To facilitate our support of campus goals and the reaccreditation process, we reached out to academic partners in the Provost’s Office and the Learning and Teaching Center to shape EMSL’s assessment plans around the campus academic model. While supporting the student development folks, these colleagues also gave language to our process offices, showing how they could identify and assess objectives in line with their work and in support of moving students successfully through the university. The result was a set of “Students will” statements that framed what we in EMSL wanted our students to accomplish as they moved from “cradle-to-endowment.” These statements mirrored those in the academic departments, and brought consistency to the entire campus. As with the EMSL goals, these Students will” statements show the individual office specialties but even more their intersections and blending to allow for assessment of broad learning about essential objectives. The statements also provide the basis for more specific “Students will” statements in each of the offices.

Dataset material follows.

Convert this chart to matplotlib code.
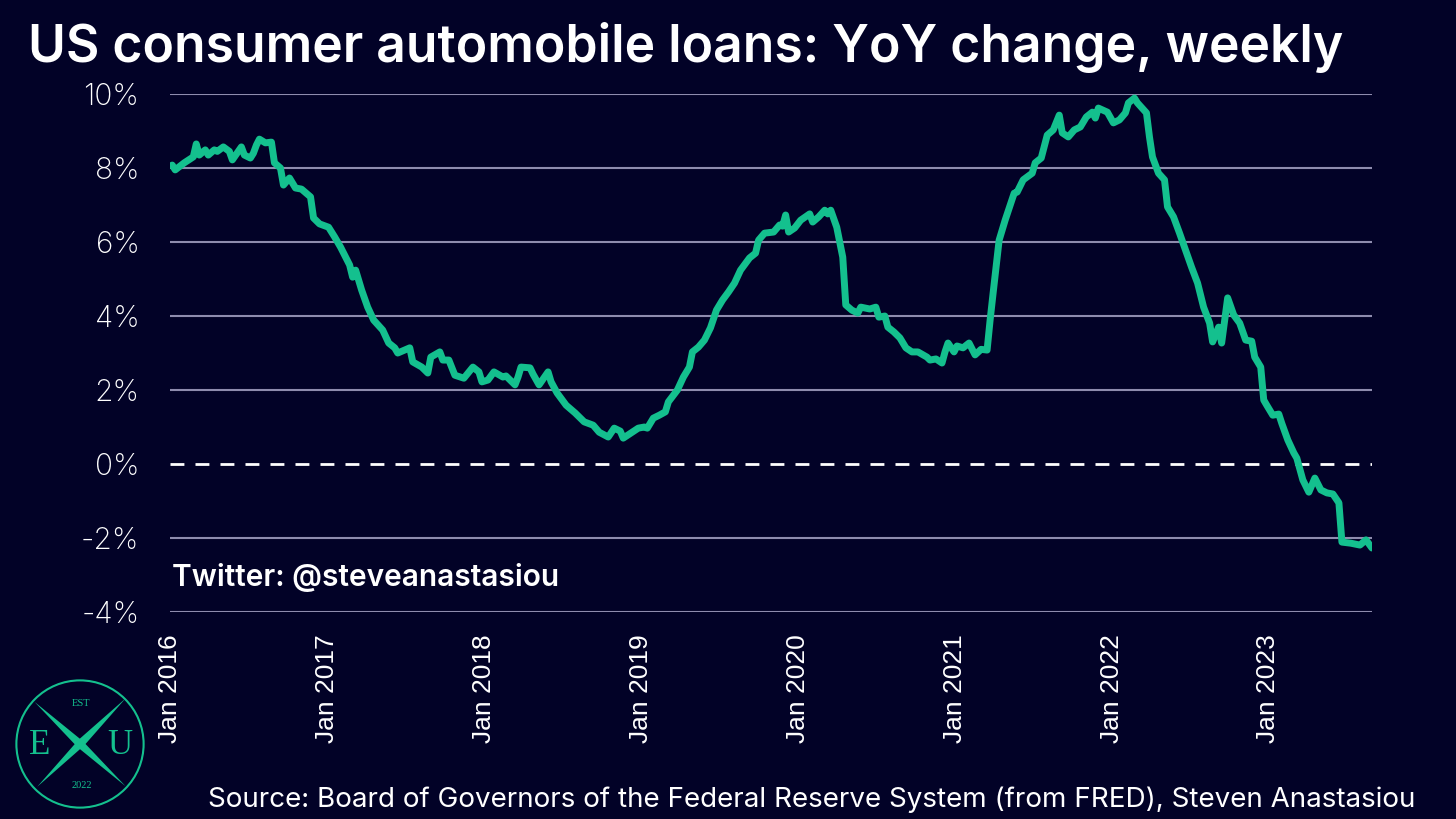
import numpy as np
import pandas as pd
import matplotlib
matplotlib.use('Agg')
from matplotlib import pyplot as plt
from matplotlib.patches import Circle, Polygon

plt.rcParams['font.family'] = ['Inter', 'DejaVu Sans']

# weekly readings: week offset from the first observation, YoY % change
start = '2016-01-06'
week = [0, 1, 4, 7, 8, 9, 11, 12, 14, 15, 17, 19, 20, 23, 24, 26, 27, 28, 29, 31,
        33, 34, 36, 37, 39, 41, 43, 46, 47, 49, 52, 54, 56, 59, 60, 61, 63, 65, 67, 70,
        72, 74, 75, 79, 80, 83, 85, 86, 89, 90, 92, 94, 97, 100, 102, 103, 105, 107, 110, 111,
        114, 115, 116, 119, 120, 122, 125, 126, 128, 131, 134, 137, 140, 142, 145, 147, 149, 150, 153, 155,
        157, 158, 160, 162, 164, 165, 168, 170, 172, 173, 175, 177, 179, 181, 183, 185, 187, 189, 192, 194,
        195, 197, 200, 202, 203, 204, 205, 207, 209, 212, 213, 215, 217, 218, 219, 221, 223, 224, 226, 228,
        229, 232, 234, 235, 237, 238, 240, 242, 244, 246, 248, 251, 252, 254, 256, 257, 258, 260, 261, 263,
        265, 267, 269, 271, 272, 273, 275, 277, 280, 281, 283, 286, 287, 289, 291, 293, 295, 296, 298, 300,
        302, 304, 306, 307, 308, 311, 313, 315, 317, 318, 320, 321, 324, 325, 326, 328, 330, 331, 333, 335,
        337, 339, 341, 343, 345, 346, 348, 349, 351, 353, 355, 357, 359, 360, 362, 363, 364, 366, 368, 369,
        371, 373, 374, 376, 378, 380, 382, 384, 386, 388, 389, 392, 395, 397, 399]
yoy = [8.08, 7.95, 8.14, 8.30, 8.65, 8.35, 8.49, 8.35, 8.49, 8.45, 8.57, 8.45, 8.22, 8.57, 8.35, 8.27, 8.40, 8.62, 8.78, 8.68,
       8.70, 8.14, 8.00, 7.54, 7.73, 7.46, 7.43, 7.22, 6.65, 6.49, 6.40, 6.14, 5.86, 5.38, 5.05, 5.24, 4.70, 4.24, 3.89, 3.62,
       3.27, 3.14, 3.00, 3.14, 2.76, 2.62, 2.46, 2.89, 3.03, 2.81, 2.81, 2.40, 2.32, 2.62, 2.49, 2.22, 2.27, 2.49, 2.35, 2.38,
       2.14, 2.35, 2.62, 2.60, 2.43, 2.14, 2.49, 2.22, 1.92, 1.59, 1.38, 1.14, 1.05, 0.86, 0.73, 0.97, 0.89, 0.70, 0.86, 0.97,
       1.00, 0.97, 1.24, 1.32, 1.41, 1.68, 2.00, 2.35, 2.62, 3.03, 3.16, 3.35, 3.68, 4.16, 4.43, 4.65, 4.89, 5.24, 5.57, 5.70,
       6.05, 6.24, 6.27, 6.46, 6.43, 6.73, 6.27, 6.38, 6.59, 6.76, 6.54, 6.68, 6.86, 6.76, 6.86, 6.40, 5.59, 4.30, 4.16, 4.08,
       4.24, 4.19, 4.24, 3.97, 4.00, 3.70, 3.57, 3.41, 3.14, 3.03, 3.03, 2.89, 2.81, 2.84, 2.73, 3.03, 3.27, 3.03, 3.19, 3.14,
       3.27, 2.95, 3.10, 3.08, 3.89, 4.62, 6.05, 6.59, 7.32, 7.35, 7.68, 7.86, 8.14, 8.27, 8.89, 9.03, 9.43, 8.95, 8.84, 9.03,
       9.11, 9.38, 9.51, 9.35, 9.62, 9.51, 9.22, 9.30, 9.49, 9.76, 9.89, 9.76, 9.49, 8.84, 8.30, 7.86, 7.68, 6.95, 6.68, 6.24,
       5.78, 5.32, 4.89, 4.24, 3.81, 3.30, 3.70, 3.27, 4.49, 4.03, 3.81, 3.35, 3.32, 2.89, 2.62, 1.73, 1.59, 1.32, 1.35, 1.10,
       0.65, 0.30, 0.16, -0.43, -0.76, -0.38, -0.70, -0.78, -0.81, -1.05, -2.11, -2.14, -2.19, -2.05, -2.27]

tick_years = [2016, 2017, 2018, 2019, 2020, 2021, 2022, 2023]
y_ticks = [-4, -2, 0, 2, 4, 6, 8, 10]

bg = '#020227'
teal = '#14c08e'
grid_c = '#8e8cae'

dates = pd.Timestamp(start) + pd.to_timedelta(np.array(week) * 7, unit='D')

fig = plt.figure(figsize=(14.56, 8.19), dpi=100, facecolor=bg)
ax = fig.add_axes([0.1168, 0.2527, 0.8255, 0.6325], facecolor=bg)

for v in y_ticks:
    if v == 0:
        ax.axhline(0, color='white', lw=2, ls=(0, (5, 4)), zorder=1)
    else:
        ax.axhline(v, color=grid_c, lw=1.5, zorder=1)

ax.plot(dates, yoy, color=teal, lw=5, solid_joinstyle='round', solid_capstyle='round', zorder=3)

ax.set_ylim(-4, 10)
ax.set_xlim(pd.Timestamp('2016-01-01'), dates[-1])
ax.set_yticks(y_ticks)
ax.set_yticklabels([f'{v}%' for v in y_ticks], fontsize=21.5, fontweight='light')
ax.set_xticks([pd.Timestamp(f'{y}-01-01') for y in tick_years])
ax.set_xticklabels([f'Jan {y}' for y in tick_years], rotation=90, fontsize=19,
                   family='Liberation Sans')
ax.tick_params(axis='both', length=0, colors='white')
ax.tick_params(axis='y', pad=22)
ax.tick_params(axis='x', pad=16)
for s in ax.spines.values():
    s.set_visible(False)

fig.text(28 / 1456, 1 - 62 / 819, 'US consumer automobile loans: YoY change, weekly',
         color='white', fontsize=37.2, fontweight='semibold', va='baseline', ha='left')
fig.text(172 / 1456, 1 - 577 / 819, 'Twitter: @steveanastasiou',
         color='white', fontsize=21.5, fontweight='semibold', va='center', ha='left')
fig.text(812 / 1456, 1 - 800 / 819,
         'Source: Board of Governors of the Federal Reserve System (from FRED), Steven Anastasiou',
         color='white', fontsize=20, va='center', ha='center')

# logo
lax = fig.add_axes([5 / 1456, 0, 150 / 1456, 150 / 819])
lax.set_xlim(-1.12, 1.12)
lax.set_ylim(-1.12, 1.12)
lax.set_aspect('equal')
lax.axis('off')
lax.add_patch(Circle((0, 0), 0.95, fill=False, ec=teal, lw=1.5))
for (x0, y0), (x1, y1) in [((-0.68, 0.63), (0.68, -0.63)), ((0.68, 0.68), (-0.64, -0.64))]:
    dx, dy = x1 - x0, y1 - y0
    n = np.hypot(dx, dy)
    px, py = -dy / n * 0.06, dx / n * 0.06
    mx, my = (x0 + x1) / 2, (y0 + y1) / 2
    lax.add_patch(Polygon([(x0, y0), (mx + px, my + py), (x1, y1), (mx - px, my - py)],
                          closed=True, fc=teal, ec='none'))
lax.text(-0.6, -0.02, 'E', color=teal, fontsize=25, family='Liberation Serif', ha='center', va='center')
lax.text(0.6, -0.02, 'U', color=teal, fontsize=25, family='Liberation Serif', ha='center', va='center')
lax.text(0.02, 0.6, 'EST', color=teal, fontsize=7.5, family='Liberation Serif', ha='center', va='center')
lax.text(0.02, -0.62, '2022', color=teal, fontsize=7.5, family='Liberation Serif', ha='center', va='center')

fig.savefig('out.png', dpi=100, facecolor=bg)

Students will (what we want students to be able to do):

•Understand and access campus academic and administrative support services

•Apply problem solving, critical thinking and creative thinking skills

•Be engaged in campus inclusion, exposed to various cultures and global experiences

•Gain career knowledge, workplace skills, and have experiential learning

•Participate in campus and community engagement initiatives

•Recognize the value of a University of Michigan-Dearborn education

•Develop and practice “soft skills”, personal responsibility, and leadership

GETTING STARTED AND MAKING THINGS HAPPEN

I love vision. I believe great leaders need to be able to articulate their vision. But I have come to believe that vision is only the foundation of leadership. The true heavy lifting of leadership comes in the facilitation of others’ work. Vision is grand, sweeping, eloquent, inspirational. Facilitation is intricate, incremental, opportunistic, drenched in sweat. Vision gets things started; facilitation makes things happen.

Finally, here is my mantra of SEM Leadership as facilitation:

Over the years, I have actually moved away from the language of Strategic Enrollment Management—“SEM-ese” I call it. Few campus leaders—or, more importantly, few campus cultures—can speak “SEM-ese”.

While I initially tried to give SEM workshops for academic units and Faculty Senate, I could sense that the history, definitions, and principles of SEM were not resonating. I long ago gave up trying to teach or translate for my academic partners prospect-to-applicant conversion rates and admitted student yield rates, let alone predictive modeling and financial aid leveraging. What I work for now is how to facilitate embedding SEM practice in the campus culture. I find myself watching what people do rather than listening to what they merely say.